A revision has been made to prevent the script from cycling through all active OneClick servers during the rest call. Once it makes a successful connection, it proceeds on with the script. It will only cycle through all OneClicks if one or more cannot be queried.
**UPDATE**
The same SetScript and ClearScript can be used on both primary and secondary servers.
Hello Sean,
Currently, as soon as GAS registers the alarm service on the secondary, the notification service kicks in, so it's all a matter of how long it takes for the failover to complete. In instances of long activation times, this should not be an issue. My current customer had extremely long activation times at one point > 5 hours. SANM still processed but at a slightly slower rate until the models were 100% activated.

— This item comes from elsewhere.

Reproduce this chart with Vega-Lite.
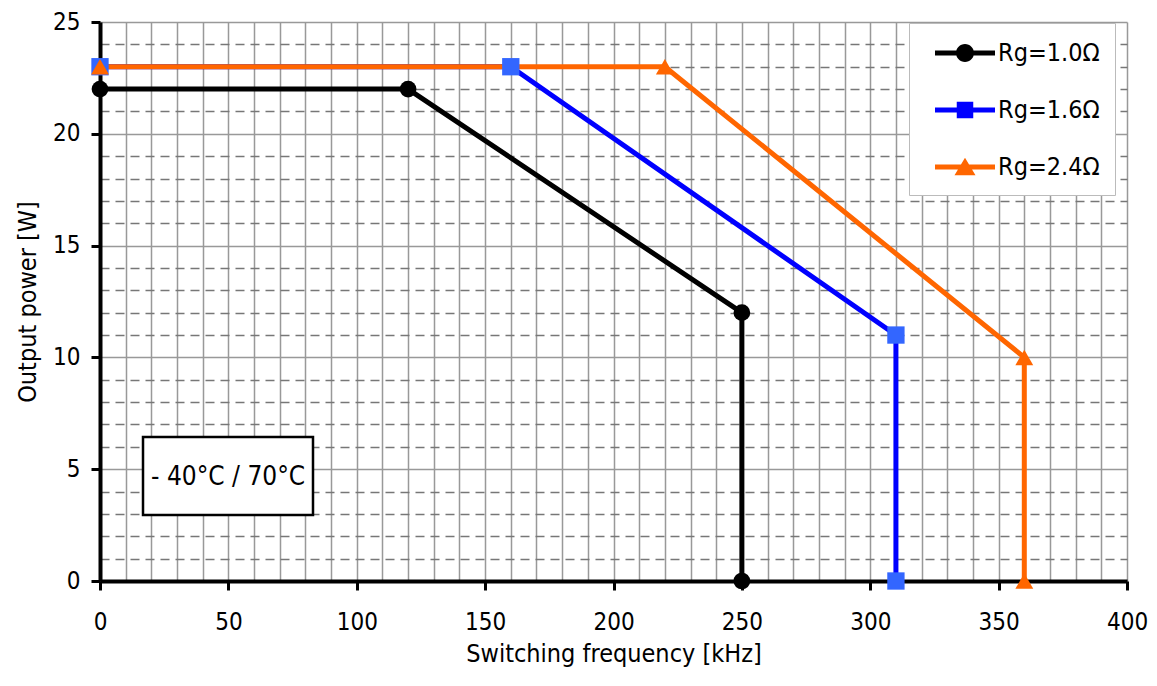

I ran a test today again in the Dev environment and as soon as the failover was complete (MLS failover), I got bombarded with notifications. I have been unable to verify if there is any store and forward mechanism.
I do not have any heart beat checks in the code - this all based off of the out-of-box functionality. If this is something you'd like to try out, be my guest. Hopefully with a little more work, we can get this or something similar added into the official Spectrum code.
Karen, this is a very clever solution. Kudos!
Follow-up questions regarding the delay between the time an MLS fails and when the OC detects and registers it?
- Is there a heartbeat between OC and MLS and how do you configure that frequency?
- How does GAS (global alarm sync) affect this solutions timing in failure and recovery?
- how much delay does this test introduce into notification? In a major outage (eg 1,000 alarms) could this add up to measurable aggregate delay?
Not that delay is bad, just that calling it out helps to anticipate worst case aggregate delay. For instance, if delay is 5 minutes in a major outage, it may be wise to wait until alarms settle before restoring the primary SS.